I put a lot of pressure on myself. I know I’m doing pretty well in my career for my age (I’m 27), I have a fun social life when I really put myself out there and I’m living in a city I love. But I constantly think I could be doing more – that the work I’m doing is mediocre, that I’m letting myself and others down, that I should have more fun, more friends, more sex, whatever. How I can stop comparing myself to others and try to combat this self-doubt?

Anonymous,
Berlin

This is huge. I think it’s a common downfall for a lot of artists to compare themselves to others. I mean how can you not? It’s highly competitive and can make one rear a very ugly head. I have also found myself comparing myself to others, we’re human beings. But the challenge is not letting that thought become dominant because it will eat you alive thus your art becomes secondary to self-doubt and then nothing happens at all. Then you become depressed.

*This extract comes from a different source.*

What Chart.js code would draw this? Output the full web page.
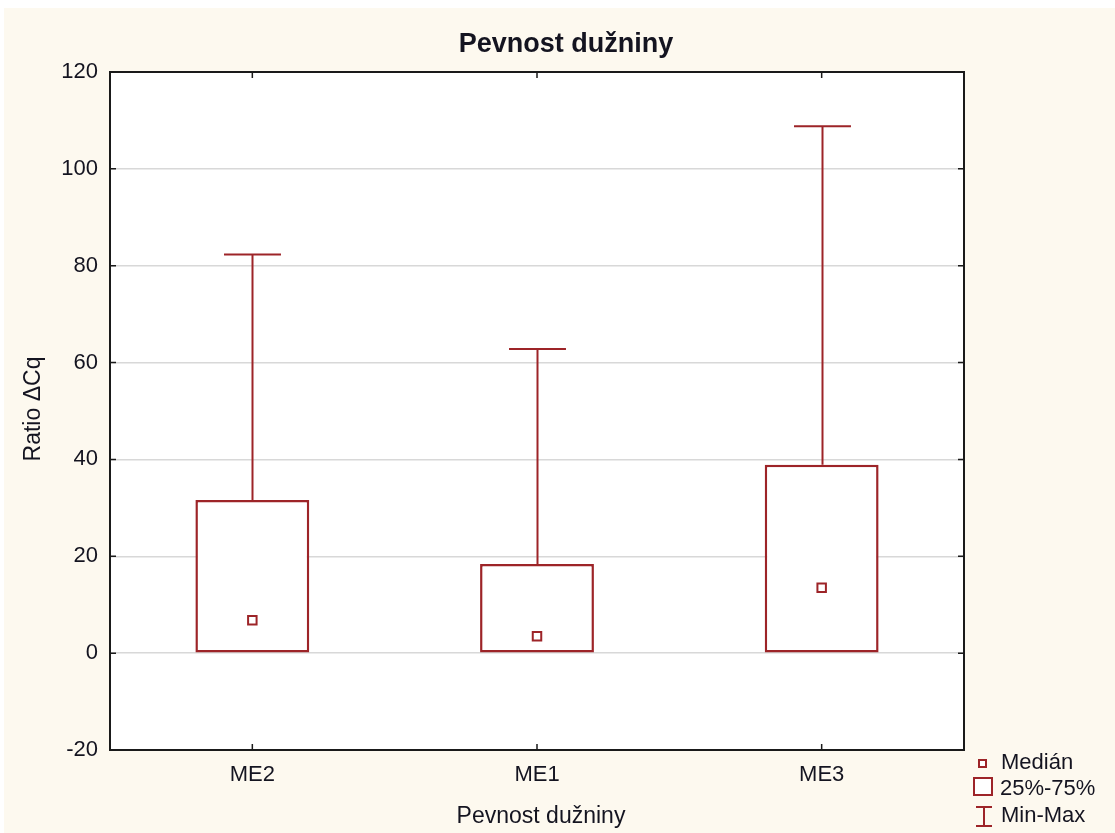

I think everyone has the feeling of needing to do more and it fucking sucks. I constantly feel like I’m letting people down and not doing enough or people hate me, lol. It’s completely irrational and I often feel like I’m falling apart but there’s very little space for me to fall apart as there are so many people dependent on my work so it’s a lot of pressure. However I try and remind myself how blessed I am to do what I do, and that’s a huge part of it. It’s definitely a privilege to be able to make art as a job so treat it that way. Remember how much you love the work and it can feel less like work and less like pressure and more like love.

Hi Frankie,

I don’t believe in the corporate institution of Valentine’s Day, but want to do something nice for myself anyway. Any hot tips for an alternative Valentine’s Day?

Sasha,
San Francisco

I have been single every single Valentine’s for my whole life (that’s 31 years) lmao so I know what it feels like to not believe in this day. It’s exceptionally corny but I don’t think love is. However the day is built on the backs of single people feeling bad about themselves, it fucking sucks so don’t pay it any attention whatsoever.

Dear Frankie,
A few of my close friends have recently moved abroad and I don’t have the money to visit them any time soon. What are your tips for maintaining friendships long distance?

Megan,
Bristol

Lol as someone who is about to enter a long distance relationship, I’m looking for the answer to this myself. However my very best friend lives in London and if we’re lucky we can see each other once a year, we call at least once a week. I think if your bond is deep enough, no amount of time can change the friendship so I don’t think there’s a need to put so much pressure on it. That shit never dies. Just do the best you can. Don’t exhaust yourself trying to control something that you can’t really control.